Get baby veggies (patty pan, crook neck, yellow and green zucchini)and baby green onions great for grilling fresh from the Elfrida Community Garden along with arugala, chard, okra galore, green chile, fresh parsley and other herbs, the first acorn and butternut winter squash and rainbow, pullet and duck eggs from Mother Goose.

St. David grower, James Gillham will bring fresh eggs as well as zucchini (green, gray, golden), summer squash (yellow crookneck, yellow straight neck, vegetable marrow), winter squash (butternut, buttercup, Lakota, delicata, pink banana, and Turk’s cap), beans (green, wax, and purple), cantaloupes, cucumbers (pickling and Middle Eastern), okra, new potatoes and tomatoes.   

Susie  Culp has great green beans and all sorts of hot chile peppers (poblano, Anaheim, cayenne, jalapeno), summer squash, eggplant, bell peppers, tomatoes and lots of recipes for cooking with them.  La Buena Vida will have an enticing display of carrots, green onions, leeks, summer squash, and new potatoes.

Lots of small growers bring produce to market: the Mobleys (elephant garlic, onions, grapes and summer squash), Jim Montoya (green beans, shallots, onions, garlic, carrots, squash), Keith Johnson (hot chile plants, leeks, squash, tomatoes, onions), Bob Berry (honey, cherry and slicing tomatoes, squash, onions, elephant garlic).

Burda Farm will offer organic apples and peaches from Briggs & Eggers Orchard near Willcox, as well as sweet corn, watermelons, sweet and green onions, lettuce, tomatoes, lots of other produce, flower bouquets and breads and pastries from La Baguette Bakery.

New Product: Circle T Emu Ranch will offer ground yak meat from Tibetan cattle in addition to emu meat (steaks and ground) and health promoting emu oil products and body care. Yak tastes like beef and is 97% fat-free.

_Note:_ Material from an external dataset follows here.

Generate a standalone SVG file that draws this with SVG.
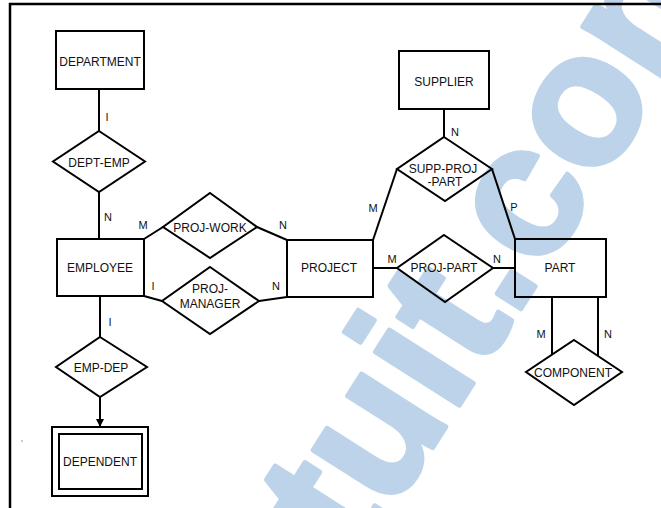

Spadefoot Nursery brings its diverse selection of homegrown native trees and shrubs. This week’s featured 15 gallon tree is an Arizona white oak. It will also have two more oaks to its seedling selection: Scrub oak and Arizona white oak along side the Emory and Toumey oak seedlings.   These native oak seedlings in 9” cones are a great and inexpensive way to plant in the summer monsoon. Pick up an informative and entertaining “The Best of Growing Native” CD with Petey Mesquitey and meet the artist himself.

Recipes

Zucchini Chocolate Chip Cookies

(adapted from Animal, Vegetable, Miracle” by Barbara Kingsolver)

Combine in a large bowl:

1 egg, beaten

1/2 cup butter, softened

1/2 cup brown sugar

1/3 cup honey

1 tblsp vanilla

Combine in a separate, small bowl and blend into liquid mixture:

1 cup white flour

1 cup whole wheat flour

1/2 tsp baking powder

1/4 tsp salt

1/4 tsp cinnamon

1/4 tsp nutmeg

1 cup shredded zucchini

12 ounces chocolate chips

Stir zucchini and chips into other ingredients and mix well.  Drop by spoonful onto greased baking sheet and flatten with back of a spoon.  Bake at 350 degrees for 10 to 15 minutes.   

 

Basil-Blackberry Crumble

2-3 apples, chopped

2 pints blackberries

2 tblsp balsamic vinegar

1 large handful of basil leaves, chopped

1/4 cup honey or more, depending upon berry tartness

Preheat oven to 400 degrees. Combine above ingredients in an oven proof casserole dish, mix and set aside.

5 tblsp flour

3 heaping tblsp brown sugar

1 stick cold butter

Cut butter into flour and sugar, then rub with fingers to make a crumbly mixture.  Sprinkle it over top of fruit and bake 30 minutes until golden and bubbly.